Paper MN+NC-MoA7
A Process for Control of the Support Conditions of Nanomechanical Beam Resonators, and Evaluation of the Resulting Impact on Mechanical Dissipation

Monday, October 20, 2008, 4:00 pm, Room 206

We have developed a fabrication process for suspended nanomechanical beam structures which allows precise control over the clamping conditions, particularly the extent of the overhanging support which results from the usual sacrificial release of such devices. We localize the sacrificial silicon dioxide material to specified locations using a process involving a chemical mechanical polishing step, followed by a deposition and patterning of the structural silicon nitride material. With proper alignment of the beam structures, we have succeeded in controlling or entirely eliminating the overhang which was previously thought to potentially impact the overall dissipation in these resonant systems.

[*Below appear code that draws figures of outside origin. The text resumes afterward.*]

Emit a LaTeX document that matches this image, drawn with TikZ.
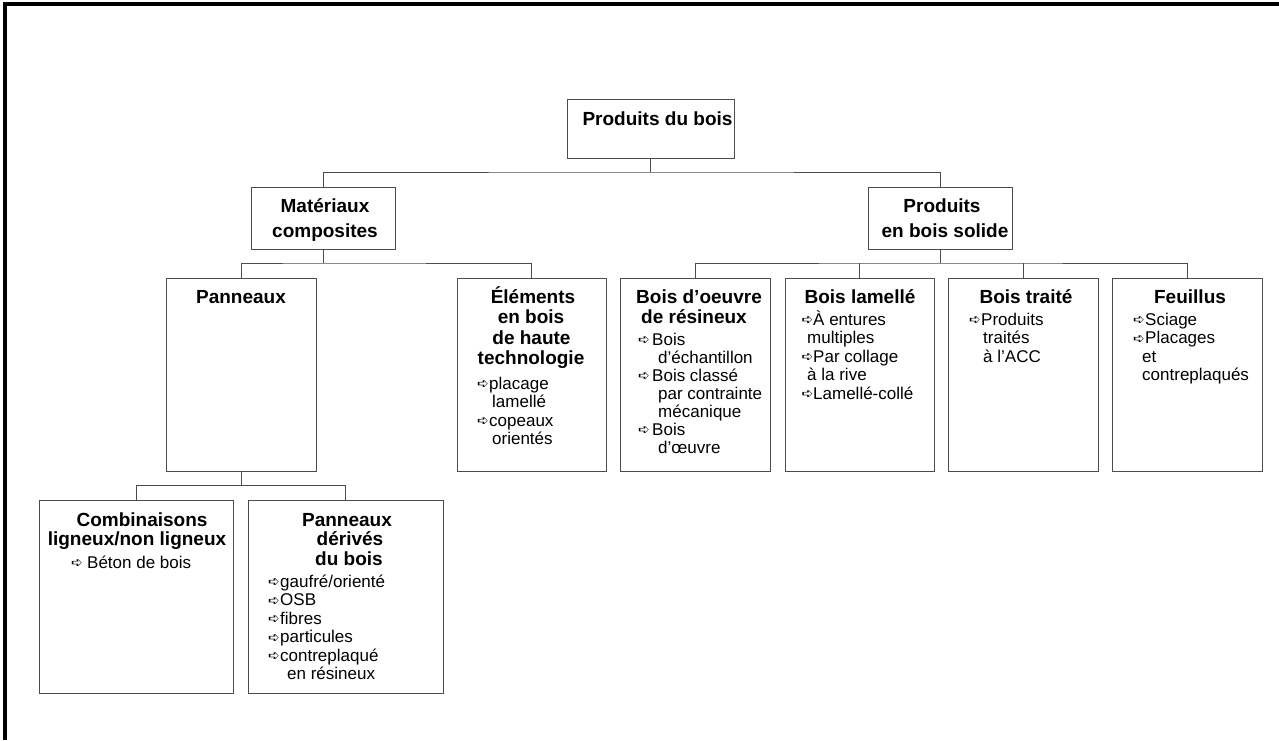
\documentclass[tikz,border=0pt]{standalone}
\usepackage{fontspec}
\setmainfont{Liberation Sans}
\newfontfamily\arrowfont{DejaVu Sans}
\newcommand\ar[1][12pt]{\makebox[#1][l]{\raisebox{0.5pt}{\arrowfont\fontsize{14}{14}\selectfont ➪}}}
\tikzset{
  box/.style={draw=black!70, line width=1pt, rectangle, inner sep=0pt, outer sep=0pt, fill=white},
  conn/.style={draw=black!70, line width=1pt},
  hd/.style={inner sep=0pt, anchor=base, font=\fontsize{19}{19}\selectfont\bfseries},
  bd/.style={inner sep=0pt, anchor=base west, font=\fontsize{17}{17}\selectfont},
}
\begin{document}
\begin{tikzpicture}[x=1pt,y=-1pt]
\useasboundingbox (0,0) rectangle (1279,740);
\fill[white] (0,0) rectangle (1279,740);
\draw[line width=4pt, line join=miter] (5.3,740) -- (5.3,3.7) -- (1279,3.7);

% boxes
\node[box, minimum width=167pt, minimum height=59pt] (top) at (650.5,128.5) {};
\node[box, minimum width=144pt, minimum height=62pt] (mat) at (323,218) {};
\node[box, minimum width=144pt, minimum height=62pt] (sol) at (940,218) {};
\node[box, minimum width=150pt, minimum height=193pt] (pan) at (241,374.5) {};
\node[box, minimum width=149pt, minimum height=193pt] (ele) at (531.5,374.5) {};
\node[box, minimum width=150pt, minimum height=193pt] (bo) at (695,374.5) {};
\node[box, minimum width=149pt, minimum height=193pt] (bl) at (859.5,374.5) {};
\node[box, minimum width=150pt, minimum height=193pt] (bt) at (1023,374.5) {};
\node[box, minimum width=150pt, minimum height=193pt] (fe) at (1187,374.5) {};
\node[box, minimum width=194pt, minimum height=193pt] (comb) at (136,596.5) {};
\node[box, minimum width=195pt, minimum height=193pt] (pdb) at (345.5,596.5) {};

% connectors
\draw[conn] (top.south) -- ++(0,14) coordinate (j1);
\draw[conn] (mat.north) |- (j1) -| (sol.north);
\draw[conn] (mat.south) -- ++(0,14) coordinate (j2);
\draw[conn] (pan.north) |- (j2) -| (ele.north);
\draw[conn] (sol.south) -- ++(0,14) coordinate (j3);
\draw[conn] (bo.north) |- (j3) -| (fe.north);
\draw[conn] (bl.north) -- (bl.north |- j3);
\draw[conn] (bt.north) -- (bt.north |- j3);
\draw[conn] (pan.south) -- ++(0,14) coordinate (j4);
\draw[conn] (comb.north) |- (j4) -| (pdb.north);

% headings
\node[hd] (t1) at (657.5,125) {Produits du bois};
\node[hd] (m1) at (325,212) {Matériaux};
\node[hd] (m2) at (325,237) {composites};
\node[hd] (s1) at (942,212) {Produits};
\node[hd] (s2) at (945,237) {en bois solide};
\node[hd] (p1) at (241,303) {Panneaux};
\node[hd] (e1) at (533,303) {Éléments};
\node[hd] (e2) at (531,323.5) {en bois};
\node[hd] (e3) at (531.5,344) {de haute};
\node[hd] (e4) at (531,364.5) {technologie};
\node[hd] (b1) at (699,303) {Bois d’oeuvre};
\node[hd] (b2) at (694,323.5) {de résineux};
\node[hd] (l1) at (860,303) {Bois lamellé};
\node[hd] (r1) at (1026,303) {Bois traité};
\node[hd] (f1) at (1190,303) {Feuillus};
\node[hd] (c1) at (142,526) {Combinaisons};
\node[hd] (c2) at (137,545) {ligneux/non ligneux};
\node[hd] (d1) at (347,526) {Panneaux};
\node[hd] (d2) at (350,545) {dérivés};
\node[hd] (d3) at (349,565) {du bois};

% body: Éléments
\node[bd] (ea) at (477,389) {\ar placage};
\node[bd] (eb) at (492,407.5) {lamellé};
\node[bd] (ec) at (477,426) {\ar copeaux};
\node[bd] (ed) at (492,444.5) {orientés};
% body: Bois d'oeuvre
\node[bd] (ba) at (638,345) {\ar[14pt]Bois};
\node[bd] (bb) at (658,363) {d’échantillon};
\node[bd] (bc) at (638,381) {\ar[14pt]Bois classé};
\node[bd] (bd1) at (658,399) {par contrainte};
\node[bd] (be) at (658,417) {mécanique};
\node[bd] (bf) at (638,435) {\ar[14pt]Bois};
\node[bd] (bg) at (658,453) {d’œuvre};
% body: Bois lamellé
\node[bd] (la) at (801.5,325) {\ar[11.5pt]À entures};
\node[bd] (lb) at (807,343.5) {multiples};
\node[bd] (lc) at (801.5,362) {\ar[11.5pt]Par collage};
\node[bd] (ld) at (807,380.5) {à la rive};
\node[bd] (le) at (801.5,399) {\ar[11.5pt]Lamellé-collé};
% body: Bois traité
\node[bd] (ra) at (969,325) {\ar Produits};
\node[bd] (rb) at (983,343.5) {traités};
\node[bd] (rc) at (983,362) {à l’ACC};
% body: Feuillus
\node[bd] (fa) at (1133,325) {\ar Sciage};
\node[bd] (fb) at (1133,343.5) {\ar Placages};
\node[bd] (fc) at (1142,362) {et};
\node[bd] (fd) at (1142,380.5) {contreplaqués};
% body: Combinaisons
\node[bd] (ca) at (71,568) {\ar[16pt]Béton de bois};
% body: Panneaux dérivés
\node[bd] (da) at (268,587) {\ar gaufré/orienté};
\node[bd] (db) at (268,605.5) {\ar OSB};
\node[bd] (dc) at (268,624) {\ar fibres};
\node[bd] (dd) at (268,642.5) {\ar particules};
\node[bd] (de) at (268,661) {\ar contreplaqué};
\node[bd] (df) at (287,679.5) {en résineux};
\end{tikzpicture}
\end{document}
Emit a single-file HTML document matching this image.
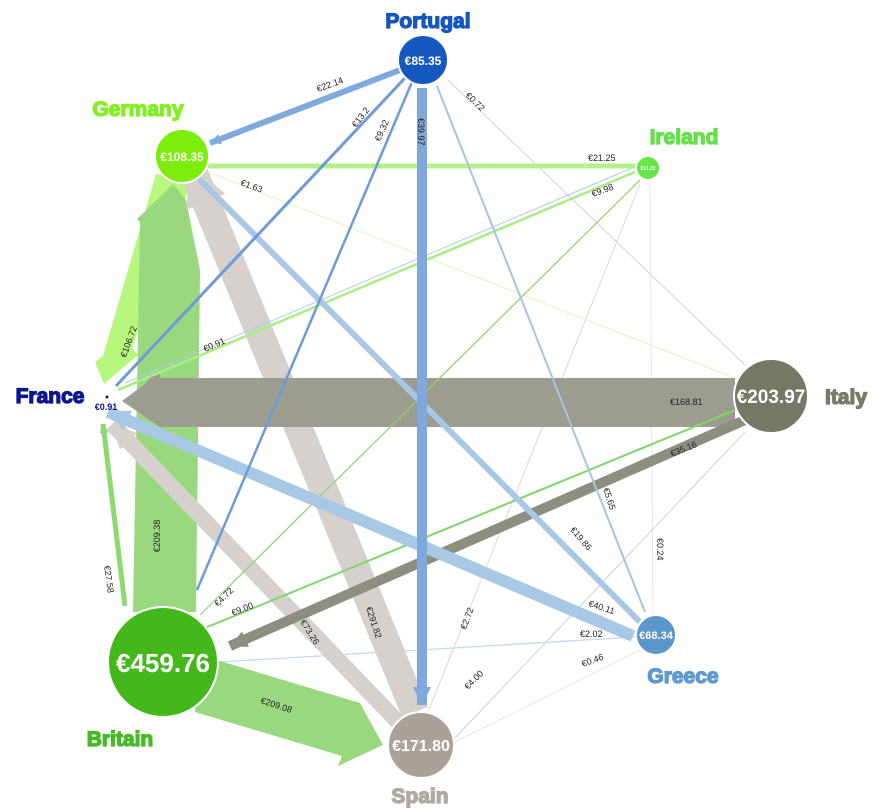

We will demonstrate that for a moderate overhang, on the order of ten percent of the resonator length, dissipation measured in terms of resonator quality factor, Q, is not significantly affected either in vacuum or ambient air. This finding demonstrates that neither the intrinsic material damping at low pressure, or the gas-related damping that is dominant at higher pressures are affected by the support overhang that inevitably results from typical release steps. We anticipate that the control over the clamping conditions we present could prove useful for more complex nanosystems, for example suspended fluid-containing nanochannels which integrate both optical and mechanical means of biomolecular detection.